Joint DoA-Range Estimation Using Space-Frequency Virtual Difference Coarray

• Published in: IEEE transactions on signal processing Vol. 70; p. 1
• Main Authors: Mao, Zihuan, Liu, Shengheng, Zhang, Yimin D., Han, Leixin, Huang, Yongming
• Format: Journal Article
• Language: English
• Published: New York IEEE 01.01.2022; The Institute of Electrical and Electronics Engineers, Inc. (IEEE)
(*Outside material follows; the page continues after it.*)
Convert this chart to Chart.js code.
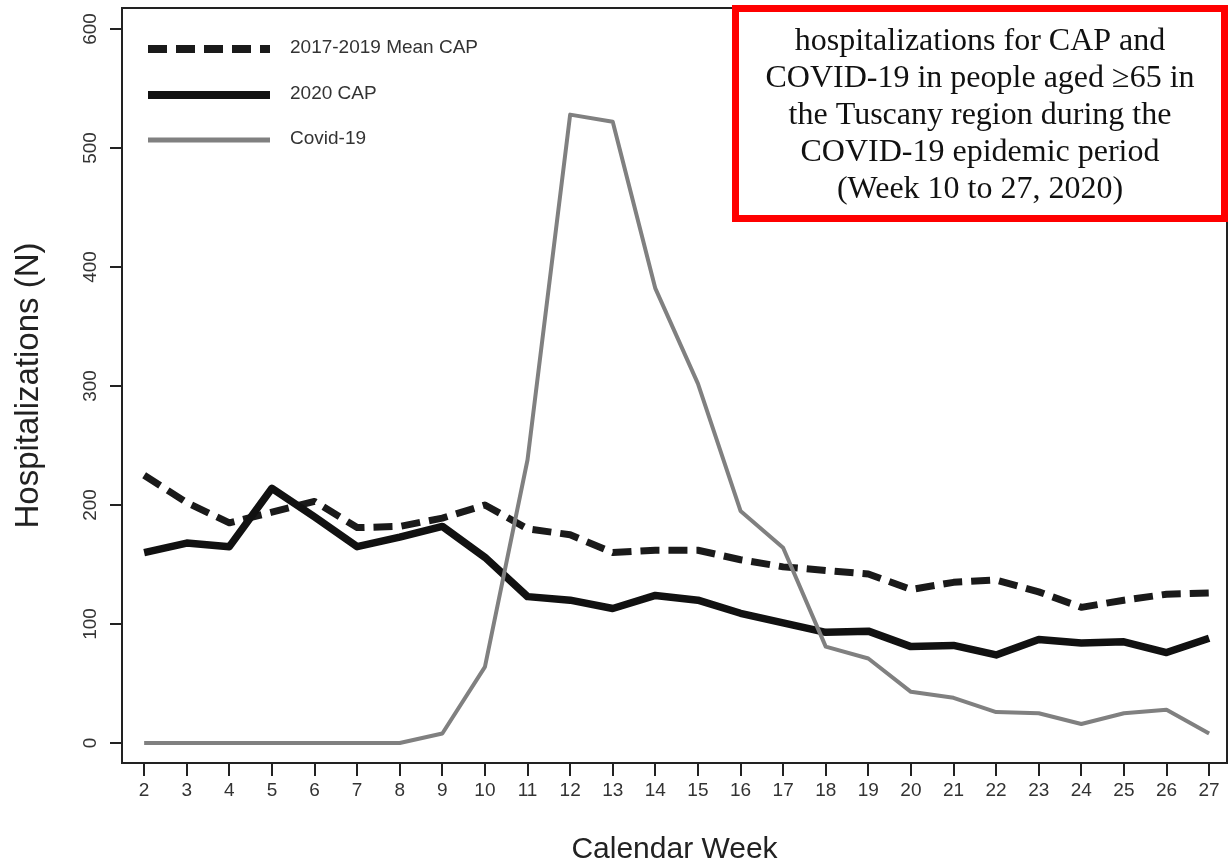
<!DOCTYPE html>
<html>
<head>
<meta charset="utf-8">
<script src="https://cdn.jsdelivr.net/npm/chart.js@4/dist/chart.umd.min.js"></script>
<style>
  html, body { margin: 0; padding: 0; background: #fff; }
  #wrap { width: 1229px; height: 865px; }
</style>
</head>
<body>
<div id="wrap"><canvas id="myChart" width="1229" height="865"></canvas></div>
<script>
// Data
const weeks = [2, 3, 4, 5, 6, 7, 8, 9, 10, 11, 12, 13, 14, 15, 16, 17, 18, 19, 20, 21, 22, 23, 24, 25, 26, 27];
const meanCap = [225, 202, 185, 194, 203, 181, 182, 189, 200, 180, 175, 160, 162, 162, 154, 148, 145, 142, 129, 135, 137, 127, 114, 120, 125, 126];
const cap2020 = [160, 168, 165, 214, 190, 165, 173, 182, 156, 123, 120, 113, 124, 120, 109, 101, 93, 94, 81, 82, 74, 87, 84, 85, 76, 88];
const covid = [0, 0, 0, 0, 0, 0, 0, 8, 64, 238, 528, 522, 382, 302, 195, 164, 81, 71, 43, 38, 26, 25, 16, 25, 28, 8];
const yTicks = [0, 100, 200, 300, 400, 500, 600];
const seriesNames = ['2017-2019 Mean CAP', '2020 CAP', 'Covid-19'];
const noteLines = [
    'hospitalizations for CAP and',
    'COVID-19 in people aged \u226565 in',
    'the Tuscany region during the',
    'COVID-19 epidemic period',
    '(Week 10 to 27, 2020)'
];

const FONT = '"Liberation Sans", Arial, sans-serif';
const toPoints = arr => weeks.map((w, i) => ({ x: w, y: arr[i] }));

// frame, rotated y labels, legend and the red note box
const extras = {
    id: 'extras',
    afterDraw(chart) {
        const ctx = chart.ctx;
        const area = chart.chartArea;
        const yScale = chart.scales.y;
        ctx.save();

        // box around the plot
        ctx.strokeStyle = '#222';
        ctx.lineWidth = 2;
        ctx.strokeRect(area.left, area.top, area.right - area.left, area.bottom - area.top);

        // y tick labels, rotated like R does
        ctx.fillStyle = '#333';
        ctx.font = '19px ' + FONT;
        ctx.textAlign = 'center';
        ctx.textBaseline = 'middle';
        yTicks.forEach(v => {
            ctx.save();
            ctx.translate(91, yScale.getPixelForValue(v));
            ctx.rotate(-Math.PI / 2);
            ctx.fillText(String(v), 0, 0);
            ctx.restore();
        });

        // legend
        const legendY = [49, 95, 140];
        chart.data.datasets.forEach((ds, i) => {
            ctx.beginPath();
            ctx.strokeStyle = ds.borderColor;
            ctx.lineWidth = i === 2 ? 5 : 8;
            ctx.setLineDash(ds.borderDash || []);
            ctx.lineCap = 'butt';
            ctx.moveTo(148, legendY[i]);
            ctx.lineTo(270, legendY[i]);
            ctx.stroke();
            ctx.setLineDash([]);
            ctx.fillStyle = '#333';
            ctx.textAlign = 'left';
            ctx.fillText(ds.label, 290, legendY[i] - 1);
        });

        // red note box
        ctx.fillStyle = '#fff';
        ctx.fillRect(735.5, 8.5, 489, 210);
        ctx.strokeStyle = '#f00';
        ctx.lineWidth = 7;
        ctx.strokeRect(735.5, 8.5, 489, 210);
        ctx.fillStyle = '#111';
        ctx.font = '32px "Liberation Serif", "Times New Roman", serif';
        ctx.textAlign = 'center';
        noteLines.forEach((t, i) => ctx.fillText(t, 980, 42 + i * 36.8));

        ctx.restore();
    }
};

const ctx = document.getElementById('myChart').getContext('2d');
const myChart = new Chart(ctx, {
    type: 'line',
    data: {
        datasets: [{
            label: seriesNames[0],
            data: toPoints(meanCap),
            borderColor: '#1a1a1a',
            borderWidth: 7,
            borderDash: [19, 9],
            order: 2
        }, {
            label: seriesNames[1],
            data: toPoints(cap2020),
            borderColor: '#111',
            borderWidth: 7.5,
            order: 1
        }, {
            label: seriesNames[2],
            data: toPoints(covid),
            borderColor: '#808080',
            borderWidth: 4,
            order: 0
        }]
    },
    options: {
        responsive: false,
        animation: false,
        layout: { padding: { top: 8, right: 2, left: 0, bottom: 0 } },
        elements: {
            point: { radius: 0 },
            line: { tension: 0, borderJoinStyle: 'round', borderCapStyle: 'butt' }
        },
        plugins: {
            legend: { display: false },
            tooltip: { enabled: false }
        },
        scales: {
            x: {
                type: 'linear',
                min: 1.48,
                max: 27.42,
                afterBuildTicks: scale => { scale.ticks = weeks.map(v => ({ value: v })); },
                afterFit: scale => { scale.height = 102; },
                grid: { drawOnChartArea: false, drawTicks: true, tickLength: 13, color: '#222', lineWidth: 2 },
                border: { display: false },
                ticks: {
                    color: '#333',
                    font: { family: FONT, size: 19 },
                    padding: 3,
                    maxRotation: 0,
                    autoSkip: false
                },
                title: {
                    display: true,
                    text: 'Calendar Week',
                    color: '#222',
                    font: { family: FONT, size: 30, lineHeight: 1 },
                    padding: { top: 0, bottom: 0.5 }
                }
            },
            y: {
                min: -16.8,
                max: 617.6,
                afterBuildTicks: scale => { scale.ticks = yTicks.map(v => ({ value: v })); },
                afterFit: scale => { scale.width = 122; },
                grid: { drawOnChartArea: false, drawTicks: true, tickLength: 12, color: '#222', lineWidth: 2 },
                border: { display: false },
                ticks: { display: false },
                title: {
                    display: true,
                    text: 'Hospitalizations (N)',
                    color: '#222',
                    font: { family: FONT, size: 33, lineHeight: 1 },
                    padding: { top: 12, bottom: 0 }
                }
            }
        }
    },
    plugins: [extras]
});
</script>
</body>
</html>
• Subjects: Algorithms; Arrays; atomic norm; coprime array; Covariance matrices; Covariance matrix; degree-of-freedom; Direction of arrival; direction-of-arrival estimation; Estimation; frequency diverse array; Frequency diversity; Interpolation; Mathematical analysis; Minimization; Optimization; parameter estimation; Sensor arrays; Sensors; Signal processing algorithms
• ISSN: 1053-587X; 1941-0476
• DOI: 10.1109/TSP.2022.3173150

In this paper, we address the problem of joint direction-of-arrival (DoA) and range estimation using frequency diverse coprime array (FDCA). By incorporating the coprime array structure and coprime frequency offsets, a two-dimensional space-frequency virtual difference coarray corresponding to uniform array and uniform frequency offset is considered to increase the number of degrees-of-freedom (DoFs). However, the reconstruction of the doubly-Toeplitz covariance matrix is computationally prohibitive. To solve this problem, we propose an interpolation algorithm based on decoupled atomic norm minimization (DANM), which converts the coarray signal to a simple matrix form. On this basis, a relaxation-based optimization problem is formulated to achieve joint DoA-range estimation with enhanced DoFs. The reconstructed coarray signal enables application of existing subspace-based spectral estimation methods. The proposed DANM problem is further reformulated as an equivalent rank-minimization problem which is solved by cyclic rank minimization. This approach avoids the approximation errors introduced in nuclear norm-based approach, thereby achieving superior root-mean-square error which is closer to the Cramer-Rao bound. The effectiveness of proposed method is confirmed by theoretical analyses and numerical simulations.